Upgrade / Downgrade Strategy

Upgrade

During the beta period, the feature gate SchedulerPopFromBackoffQ is enabled by default, so users don’t need to opt in. This is a purely in-memory feature for the kube-scheduler, so no special actions are required outside the scheduler.

Downgrade

Users need to disable the feature gate.

Version Skew Strategy

This is a purely in-memory feature for the kube-scheduler, and hence no version skew strategy.

Production Readiness Review Questionnaire

Feature Enablement and Rollback

How can this feature be enabled / disabled in a live cluster?

Feature gate (also fill in values in kep.yaml)
- Feature gate name: SchedulerPopFromBackoffQ
- Components depending on the feature gate: kube-scheduler

Does enabling the feature change any default behavior?

Pods that are backing off might be scheduled earlier when the activeQ is empty.

Can the feature be disabled once it has been enabled (i.e., can we roll back the enablement)?

Yes. The feature can be disabled in Beta version by restarting the kube-scheduler with the feature-gate off.

What happens if we re-enable the feature if it was previously rolled back?

The scheduler again starts to pop pods from the backoffQ when the activeQ is empty.

Are there any tests for feature enablement/disablement?

Given it’s a purely in-memory feature and enablement/disablement requires restarting the component (to change the value of the feature flag), having feature tests is enough.

Rollout, Upgrade and Rollback Planning

How can a rollout or rollback fail? Can it impact already running workloads?

The partial failure in the rollout isn’t there because the scheduler is the only component to roll out this feature. But, if upgrading the scheduler itself fails somehow, new Pods won’t be scheduled anymore, while Pods, which are already scheduled, won’t be affected in any case.

What specific metrics should inform a rollback?

Abnormal values of metrics related to the scheduling queue, meaning pods are stuck in the activeQ:

The scheduler_schedule_attempts_total metric with the scheduled label is almost constant, while there are pending pods that should be schedulable.

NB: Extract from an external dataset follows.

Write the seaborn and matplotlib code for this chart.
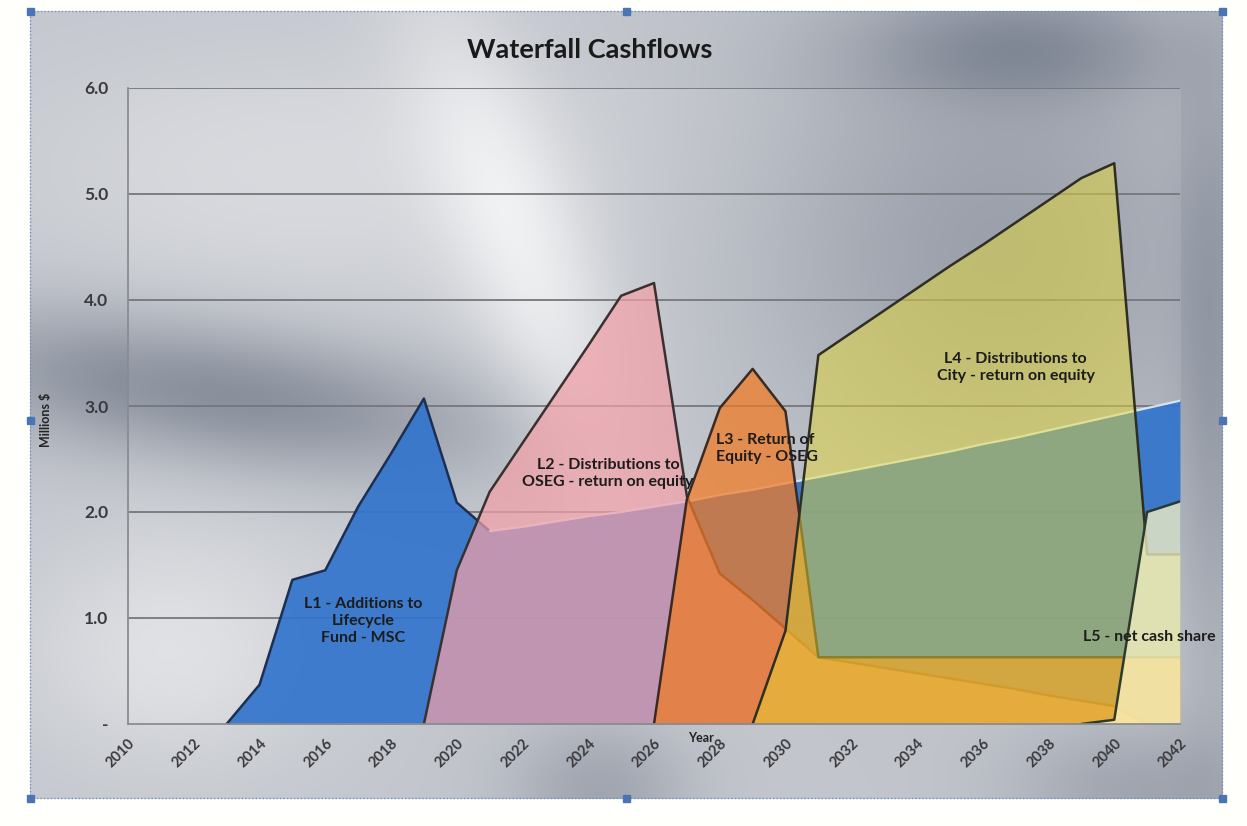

This could mean that pods from the backoffQ are taken instead of those from the activeQ.
The scheduler_pending_pods metric with the active label is not decreasing, while with the backoff is almost constant.
The scheduler_queue_incoming_pods_total metric with the PopFromBackoffQ label is increasing when there are pods in the activeQ. If this metric with this specific label is always higher than for other labels, it could also mean that this feature should be rolled back.
The scheduler_pod_scheduling_sli_duration_seconds metric is visibly higher for schedulable pods.

Were upgrade and rollback tested? Was the upgrade->downgrade->upgrade path tested?

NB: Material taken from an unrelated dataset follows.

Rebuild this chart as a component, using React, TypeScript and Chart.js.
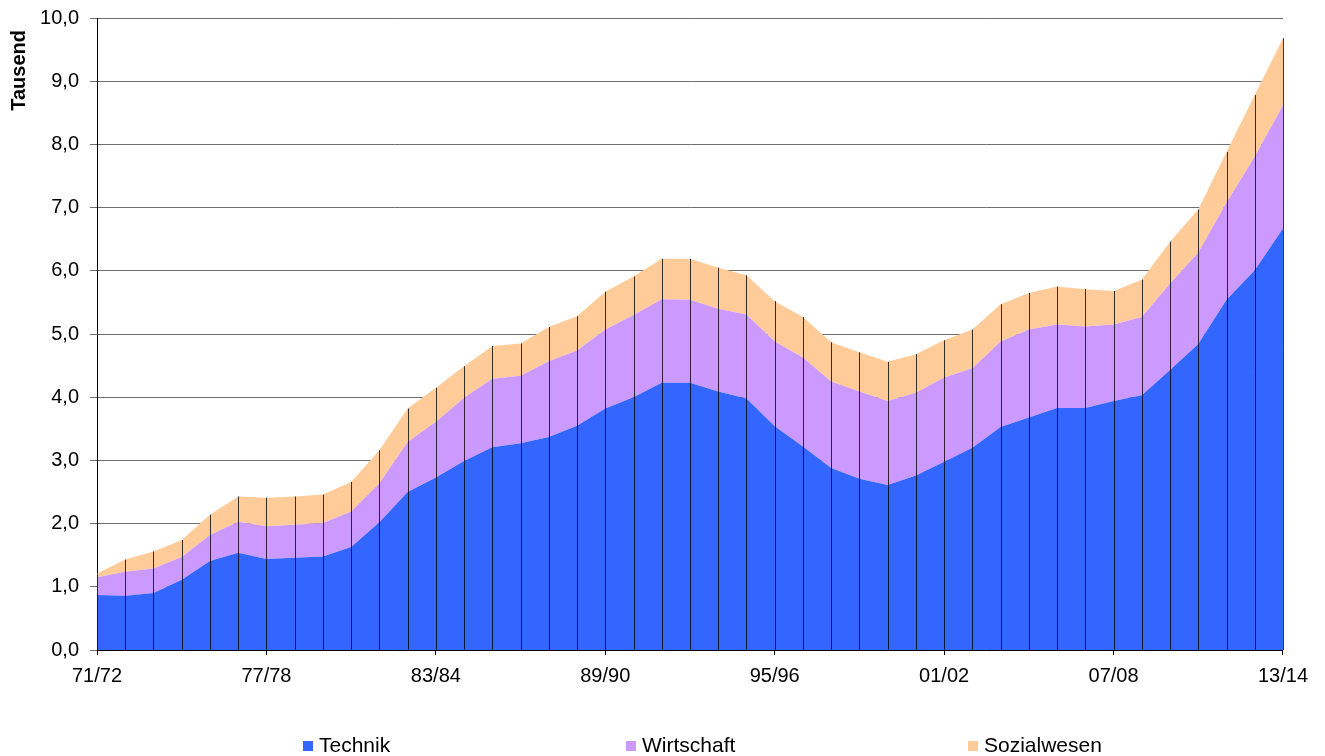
import React, { useEffect, useRef } from "react";
import { Chart, registerables } from "chart.js";

Chart.register(...registerables);

const labels: string[] = [
  "71/72", "72/73", "73/74", "74/75", "75/76", "76/77", "77/78", "78/79", "79/80", "80/81",
  "81/82", "82/83", "83/84", "84/85", "85/86", "86/87", "87/88", "88/89", "89/90", "90/91",
  "91/92", "92/93", "93/94", "94/95", "95/96", "96/97", "97/98", "98/99", "99/00", "00/01",
  "01/02", "02/03", "03/04", "04/05", "05/06", "06/07", "07/08", "08/09", "09/10", "10/11",
  "11/12", "12/13", "13/14",
];

const technik: number[] = [
  0.87, 0.86, 0.9, 1.11, 1.41, 1.54, 1.44, 1.46, 1.48, 1.63,
  2.02, 2.5, 2.73, 2.99, 3.21, 3.27, 3.37, 3.55, 3.82, 4.0,
  4.23, 4.23, 4.09, 3.98, 3.54, 3.22, 2.88, 2.71, 2.61, 2.76,
  2.98, 3.2, 3.53, 3.68, 3.83, 3.83, 3.94, 4.03, 4.43, 4.84,
  5.54, 6.01, 6.67,
];

const wirtschaft: number[] = [
  0.28, 0.38, 0.39, 0.36, 0.41, 0.49, 0.52, 0.52, 0.53, 0.56,
  0.62, 0.79, 0.88, 1.0, 1.08, 1.07, 1.2, 1.19, 1.25, 1.3,
  1.32, 1.31, 1.31, 1.33, 1.34, 1.41, 1.37, 1.38, 1.33, 1.31,
  1.33, 1.26, 1.35, 1.39, 1.32, 1.29, 1.21, 1.24, 1.37, 1.45,
  1.54, 1.8, 1.95,
];

const sozialwesen: number[] = [
  0.06, 0.19, 0.27, 0.27, 0.32, 0.4, 0.45, 0.45, 0.45, 0.47,
  0.52, 0.53, 0.54, 0.5, 0.52, 0.51, 0.54, 0.54, 0.6, 0.61,
  0.64, 0.65, 0.65, 0.62, 0.64, 0.64, 0.62, 0.62, 0.62, 0.61,
  0.59, 0.61, 0.59, 0.58, 0.6, 0.59, 0.53, 0.59, 0.66, 0.68,
  0.8, 0.97, 1.06,
];

const seriesNames: string[] = ["Technik", "Wirtschaft", "Sozialwesen"];
const seriesColors: string[] = ["#3366FF", "#CC99FF", "#FFCC99"];

const FONT = "'Liberation Sans', Arial, sans-serif";

const dropLines = {
  id: "dropLines",
  afterDatasetsDraw(chart: any) {
    const { ctx, scales } = chart;
    const xs = scales.x;
    const ys = scales.y;
    const n = chart.data.labels.length;
    ctx.save();
    ctx.strokeStyle = "rgba(0,0,0,0.78)";
    ctx.lineWidth = 1;
    for (let i = 0; i < n; i++) {
      let total = 0;
      chart.data.datasets.forEach((ds: any) => {
        total += ds.data[i];
      });
      const x = Math.round(xs.getPixelForValue(i)) + 0.5;
      const yTop = ys.getPixelForValue(total);
      const yBot = ys.getPixelForValue(0);
      ctx.beginPath();
      ctx.moveTo(x, yTop);
      ctx.lineTo(x, yBot);
      ctx.stroke();
    }
    ctx.restore();
  },
};

const yTitle = {
  id: "yTitle",
  afterDraw(chart: any) {
    const { ctx } = chart;
    ctx.save();
    ctx.fillStyle = "#000";
    ctx.font = `bold 20px ${FONT}`;
    ctx.textAlign = "right";
    ctx.textBaseline = "alphabetic";
    ctx.translate(17, 22);
    ctx.rotate(-Math.PI / 2);
    ctx.fillText("Tausend", 0, 0);
    ctx.restore();
  },
};

export default function App() {
  const canvasRef = useRef<HTMLCanvasElement | null>(null);

  useEffect(() => {
    document.documentElement.style.overflow = "hidden";
    if (!canvasRef.current) return;
    const dataSets = [technik, wirtschaft, sozialwesen].map((d, k) => ({
      label: seriesNames[k],
      data: d,
      backgroundColor: seriesColors[k],
      borderColor: seriesColors[k],
      borderWidth: 0,
      pointRadius: 0,
      pointHoverRadius: 0,
      tension: 0,
      fill: k === 0 ? "origin" : "-1",
    }));

    const chart = new Chart(canvasRef.current, {
      type: "line",
      data: { labels, datasets: dataSets as any },
      plugins: [dropLines, yTitle],
      options: {
        animation: false,
        responsive: false,
        devicePixelRatio: 1,
        layout: { padding: { top: 10, right: 33, bottom: 66, left: 0 } },
        font: { family: FONT, size: 20 },
        plugins: {
          legend: { display: false },
          tooltip: { enabled: false },
        },
        elements: { line: { borderWidth: 0 } },
        scales: {
          x: {
            type: "category",
            offset: false,
            grid: {
              display: true,
              drawOnChartArea: false,
              drawTicks: true,
              tickLength: 5,
              tickColor: (c: any) => (c.index % 6 === 0 ? "#000" : "rgba(0,0,0,0)"),
              color: "rgba(0,0,0,0)",
            },
            border: { display: true, color: "#000", width: 1 },
            ticks: {
              autoSkip: false,
              maxRotation: 0,
              minRotation: 0,
              padding: 9,
              color: "#000",
              font: { family: FONT, size: 20 },
              callback: (_v: any, i: number) => (i % 6 === 0 ? labels[i] : ""),
            },
            afterFit: (s: any) => {
              s.height = 40;
            },
          },
          y: {
            stacked: true,
            min: 0,
            max: 10,
            grid: {
              color: "#6e6e6e",
              lineWidth: 1,
              tickLength: 7,
              tickColor: "#6e6e6e",
            },
            border: { display: true, color: "#000", width: 1 },
            ticks: {
              stepSize: 1,
              padding: 11,
              color: "#000",
              font: { family: FONT, size: 20 },
              callback: (v: any) => Number(v).toFixed(1).replace(".", ","),
            },
            afterFit: (s: any) => {
              s.width = 89;
              s.paddingTop = 0;
              s.paddingBottom = 0;
            },
          },
        },
      } as any,
    });
    return () => chart.destroy();
  }, []);

  const legendItems = [
    { box: 295, text: 311 },
    { box: 618, text: 634 },
    { box: 960, text: 976 },
  ];

  return (
    <div style={{ position: "relative", width: 1309, height: 748 }}>
      <canvas ref={canvasRef} width={1309} height={748} style={{ display: "block" }} />
      {legendItems.map((p, k) => (
        <React.Fragment key={k}>
          <div
            style={{
              position: "absolute",
              left: p.box,
              top: 733,
              width: 10,
              height: 10,
              background: seriesColors[k],
            }}
          />
          <div
            style={{
              position: "absolute",
              left: p.text,
              top: 727,
              height: 20,
              lineHeight: "20px",
              fontFamily: FONT,
              fontSize: 21,
              color: "#000",
              whiteSpace: "nowrap",
            }}
          >
            {seriesNames[k]}
          </div>
        </React.Fragment>
      ))}
    </div>
  );
}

No. This feature is an in-memory feature of the scheduler and thus calculations start from the beginning every time the scheduler is restarted. So, just upgrading it and upgrade->downgrade->upgrade are both the same.

Is the rollout accompanied by any deprecations and/or removals of features, APIs, fields of API types, flags, etc.?

Monitoring Requirements

How can an operator determine if the feature is in use by workloads?

They can check scheduler_queue_incoming_pods_total with the PopFromBackoffQ event label.

How can someone using this feature know that it is working for their instance?

N/A

What are the reasonable SLOs (Service Level Objectives) for the enhancement?

In the default scheduler, we should see the throughput around 100-150 pods/s (ref ), and this feature shouldn’t bring any regression there.

Based on that schedule_attempts_total shouldn’t be less than 100 in a second, if there are enough unscheduled pods within the cluster.

What are the SLIs (Service Level Indicators) an operator can use to determine the health of the service?

Metrics
- Metric name:
  - schedule_attempts_total
  - scheduler_schedule_attempts_total with scheduled label
  - scheduler_pending_pods with active and backoff labels
  - scheduler_pod_scheduling_sli_duration_seconds
- Components exposing the metric: kube-scheduler

Are there any missing metrics that would be useful to have to improve observability of this feature?

Dependencies

Does this feature depend on any specific services running in the cluster?

Scalability

Will enabling / using this feature result in any new API calls?

Will enabling / using this feature result in introducing new API types?

Will enabling / using this feature result in any new calls to the cloud provider?

Will enabling / using this feature result in increasing size or count of the existing API objects?

Will enabling / using this feature result in increasing time taken by any operations covered by existing SLIs/SLOs?

Will enabling / using this feature result in a non-negligible increase of resource usage (CPU, RAM, disk, IO,…) in any components?

Can enabling / using this feature result in resource exhaustion of some node resources (PIDs, sockets, inodes, etc.)?

Troubleshooting

How does this feature react if the API server and/or etcd is unavailable?

N/A

What are other known failure modes?

Unknown

What steps should be taken if SLOs are not being met to determine the problem?

Implementation History

6th Feb 2025: The initial KEP is submitted.

Drawbacks

Alternatives

Move pods in flushBackoffQCompleted when activeQ is empty

Moving the pod popping from the backoffQ to the existing flushBackoffQCompleted function (which already periodically moves pods to the activeQ) avoids changing PreEnqueue behavior, but it has some downsides. Because flushing runs every second, it would be needed to pop more pods when the activeQ is empty. This requires figuring out how many pods to pop, either by making it configurable or calculating it. Also, if schedulable pods show up in the activeQ between flushes, a bunch of pods from the backoffQ might break activeQ priorities and slow down scheduling for the pods that are ready to go.